2 All 4 updates vertices having outgoing edges are active. New values of (3)->(4), (4)->(5) and (4)->(6) are gathered. This operation is not executed. There is no a vertex with 2 or more messages. New values are set to: (4) => "BD", (5) => "DE", (6) => "DF"
3 Remaining 3 updated vertieces are active. Messages (4)->(5) and (4)->(6) are sent once again but with different values. Not executed, each vertex has 1 message. Vertices (5) and (6) update their states: (5) => "BDE" and (6) => "BDF"
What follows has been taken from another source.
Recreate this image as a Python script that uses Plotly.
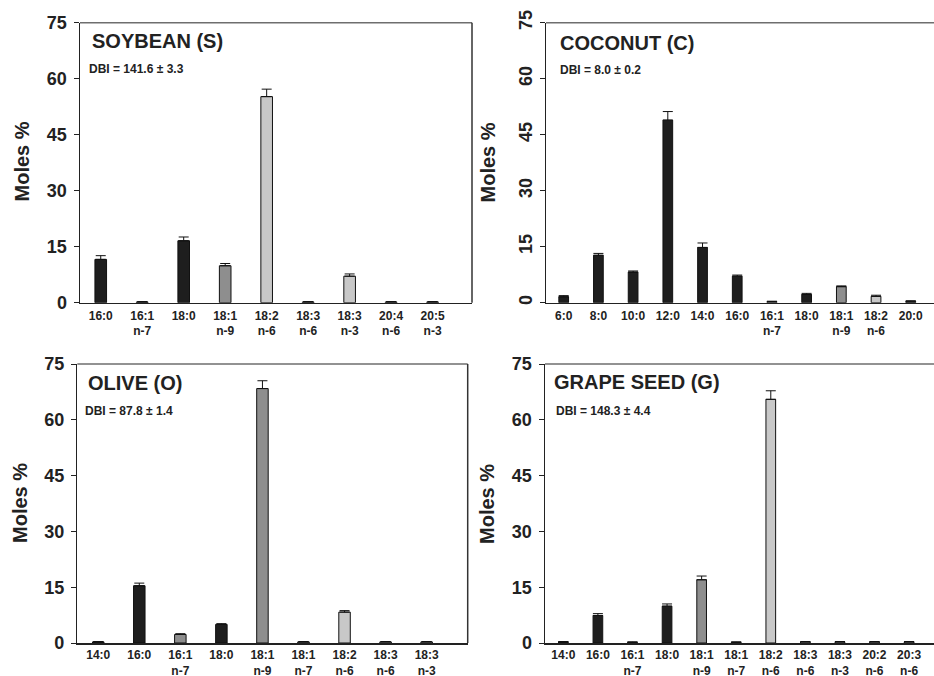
import plotly.graph_objects as go

# ---------------- data ----------------
soy_cats = ["16:0", "16:1<br>n-7", "18:0", "18:1<br>n-9", "18:2<br>n-6", "18:3<br>n-6", "18:3<br>n-3", "20:4<br>n-6", "20:5<br>n-3"]
soy_vals = [11.6, 0.2, 16.6, 9.9, 55.2, 0.2, 7.1, 0.2, 0.2]
soy_err = [1.0, 0.1, 1.0, 0.6, 2.0, 0.1, 0.6, 0.1, 0.1]
soy_type = ["S", "M", "S", "M", "P", "P", "P", "P", "P"]

coco_cats = ["6:0", "8:0", "10:0", "12:0", "14:0", "16:0", "16:1<br>n-7", "18:0", "18:1<br>n-9", "18:2<br>n-6", "20:0"]
coco_vals = [1.6, 12.7, 8.2, 48.9, 14.8, 7.1, 0.3, 2.2, 4.3, 1.7, 0.4]
coco_err = [0.3, 0.5, 0.3, 2.3, 1.2, 0.3, 0.1, 0.3, 0.2, 0.3, 0.1]
coco_type = ["S", "S", "S", "S", "S", "S", "M", "S", "M", "P", "S"]

olive_cats = ["14:0", "16:0", "16:1<br>n-7", "18:0", "18:1<br>n-9", "18:1<br>n-7", "18:2<br>n-6", "18:3<br>n-6", "18:3<br>n-3"]
olive_vals = [0.3, 15.4, 2.3, 5.0, 68.4, 0.3, 8.3, 0.3, 0.3]
olive_err = [0.1, 0.7, 0.2, 0.2, 2.1, 0.1, 0.4, 0.1, 0.1]
olive_type = ["S", "S", "M", "S", "M", "M", "P", "P", "P"]

grape_cats = ["14:0", "16:0", "16:1<br>n-7", "18:0", "18:1<br>n-9", "18:1<br>n-7", "18:2<br>n-6", "18:3<br>n-6", "18:3<br>n-3", "20:2<br>n-6", "20:3<br>n-6"]
grape_vals = [0.3, 7.4, 0.2, 9.9, 17.0, 0.2, 65.5, 0.3, 0.3, 0.3, 0.3]
grape_err = [0.1, 0.5, 0.1, 0.6, 1.0, 0.1, 2.3, 0.1, 0.1, 0.1, 0.1]
grape_type = ["S", "S", "M", "S", "M", "M", "P", "P", "P", "P", "P"]

titles = ["SOYBEAN (S)", "COCONUT (C)", "OLIVE (O)", "GRAPE SEED (G)"]
dbi_texts = ["DBI = 141.6 ± 3.3", "DBI = 8.0 ± 0.2", "DBI = 87.8 ± 1.4", "DBI = 148.3 ± 4.4"]
y_ticks = [0, 15, 30, 45, 60, 75]

COLORS = {"S": "#1e1e1e", "M": "#8e8e8e", "P": "#c8c8c8"}

W, H = 934, 676
FONT = "Liberation Sans, Arial, sans-serif"

# panel geometry in pixels: left, right, top(y=75), bottom(y=0), x-range
panels = [
    dict(cats=soy_cats, vals=soy_vals, err=soy_err, typ=soy_type,
         l=80, r=472, t=22.7, b=302.7, xr=[-0.5, 8.95], right_line=True, rot=False, xstand=1,
         title_xy=(90, 41), dbi_xy=(87, 69), ytitle_xy=(21.5, 162)),
    dict(cats=coco_cats, vals=coco_vals, err=coco_err, typ=coco_type,
         l=546, r=934, t=22.7, b=302.7, xr=[-0.51, 10.67], right_line=False, rot=True, xstand=1,
         title_xy=(558, 42.5), dbi_xy=(557.5, 70), ytitle_xy=(487, 162.5)),
    dict(cats=olive_cats, vals=olive_vals, err=olive_err, typ=olive_type,
         l=77.3, r=467.7, t=364, b=643, xr=[-0.51, 9.0], right_line=True, rot=False, xstand=0,
         title_xy=(86, 383.3), dbi_xy=(82.5, 411), ytitle_xy=(20, 503)),
    dict(cats=grape_cats, vals=grape_vals, err=grape_err, typ=grape_type,
         l=545, r=934, t=364, b=643, xr=[-0.53, 10.72], right_line=False, rot=False, xstand=0,
         title_xy=(551.5, 381.7), dbi_xy=(554, 411), ytitle_xy=(487, 504)),
]

fig = go.Figure()
layout_axes = {}
annotations = []
shapes = []

for i, p in enumerate(panels):
    n = i + 1
    xa = "x" if n == 1 else f"x{n}"
    ya = "y" if n == 1 else f"y{n}"
    xkey = "xaxis" if n == 1 else f"xaxis{n}"
    ykey = "yaxis" if n == 1 else f"yaxis{n}"
    xs = list(range(len(p["cats"])))
    fig.add_trace(go.Bar(
        x=xs, y=p["vals"], width=0.28,
        marker=dict(color=[COLORS[t] for t in p["typ"]], line=dict(color="#111111", width=1)),
        error_y=dict(type="data", symmetric=False, array=p["err"], arrayminus=[0] * len(xs),
                     color="#111111", thickness=1, width=5),
        xaxis=xa, yaxis=ya, showlegend=False, hoverinfo="skip",
    ))
    xd = [p["l"] / W, min(p["r"] / W, 1.0)]
    yd = [1 - p["b"] / H, 1 - p["t"] / H]
    layout_axes[xkey] = dict(
        domain=xd, range=p["xr"], anchor=ya, tickmode="array", tickvals=xs, ticktext=p["cats"],
        showline=True, linecolor="#222222", linewidth=1.5, showgrid=False, zeroline=False,
        ticks="", tickangle=0, automargin=False, ticklabelstandoff=p["xstand"],
        tickfont=dict(family=FONT, size=12, color="#222222", weight="bold"),
        fixedrange=True,
    )
    layout_axes[ykey] = dict(
        domain=yd, range=[0, 75], anchor=xa, tickmode="array", tickvals=y_ticks,
        showline=True, linecolor="#222222", linewidth=1.5, showgrid=False, zeroline=False,
        ticks="outside", ticklen=5, tickcolor="#222222", tickwidth=1,
        tickangle=-90 if p["rot"] else 0, automargin=False,
        ticklabelstandoff=0 if p["rot"] else 3,
        tickfont=dict(family=FONT, size=18, color="#222222", weight="bold"),
        fixedrange=True,
    )
    # frame: top line (and right line for left panels)
    shapes.append(dict(type="line", xref="paper", yref="paper",
                       x0=p["l"] / W, x1=min(p["r"] / W, 1.0), y0=yd[1], y1=yd[1],
                       line=dict(color="#6e6e6e", width=1.5)))
    if p["right_line"]:
        shapes.append(dict(type="line", xref="paper", yref="paper",
                           x0=p["r"] / W, x1=p["r"] / W, y0=yd[0], y1=yd[1],
                           line=dict(color="#333333", width=1.5)))
    tx, ty = p["title_xy"]
    annotations.append(dict(text=titles[i], xref="paper", yref="paper", x=tx / W, y=1 - ty / H,
                            xanchor="left", yanchor="middle", showarrow=False,
                            font=dict(family=FONT, size=20, color="#222222", weight="bold")))
    dx, dy = p["dbi_xy"]
    annotations.append(dict(text=dbi_texts[i], xref="paper", yref="paper", x=dx / W, y=1 - dy / H,
                            xanchor="left", yanchor="middle", showarrow=False,
                            font=dict(family=FONT, size=12, color="#222222", weight="bold")))
    yx, yy = p["ytitle_xy"]
    annotations.append(dict(text="Moles %", xref="paper", yref="paper", x=yx / W, y=1 - yy / H,
                            xanchor="center", yanchor="middle", textangle=-90, showarrow=False,
                            font=dict(family=FONT, size=20, color="#222222", weight="bold")))

fig.update_layout(
    width=W, height=H, margin=dict(l=0, r=0, t=0, b=0, pad=0, autoexpand=False),
    paper_bgcolor="white", plot_bgcolor="white", hovermode=False,
    bargap=0.7, annotations=annotations, shapes=shapes,
    **layout_axes,
)

fig.write_html("out.html", config={"displayModeBar": False, "staticPlot": True},
               post_script="document.body.style.margin='0px';document.body.style.overflow='hidden';")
This post presented vertex-centric graph processing. As the name suggests, it's based on iterative execution of the user-defined functions of partitioned vertices. Most often the updated data is sent through messages but, as explained in the 4-pillars list, it's also possible to use shared memory. The execution is synchronous, with a synchronization barrier at the end of each iteration called superstep. However, an asynchronous version exists. It's more difficult to implement though. The vertex-centric concept can be made with one of 3 execution models: 1 phase, 2 phases and 3 phases. They differentiate by the number of user-defined functions. In the former, only 1 function is defined. It does both: sending messages and updating vertex value. Two other versions use more functions, as I presented that in the last section with a traversal-like example and more random-access one.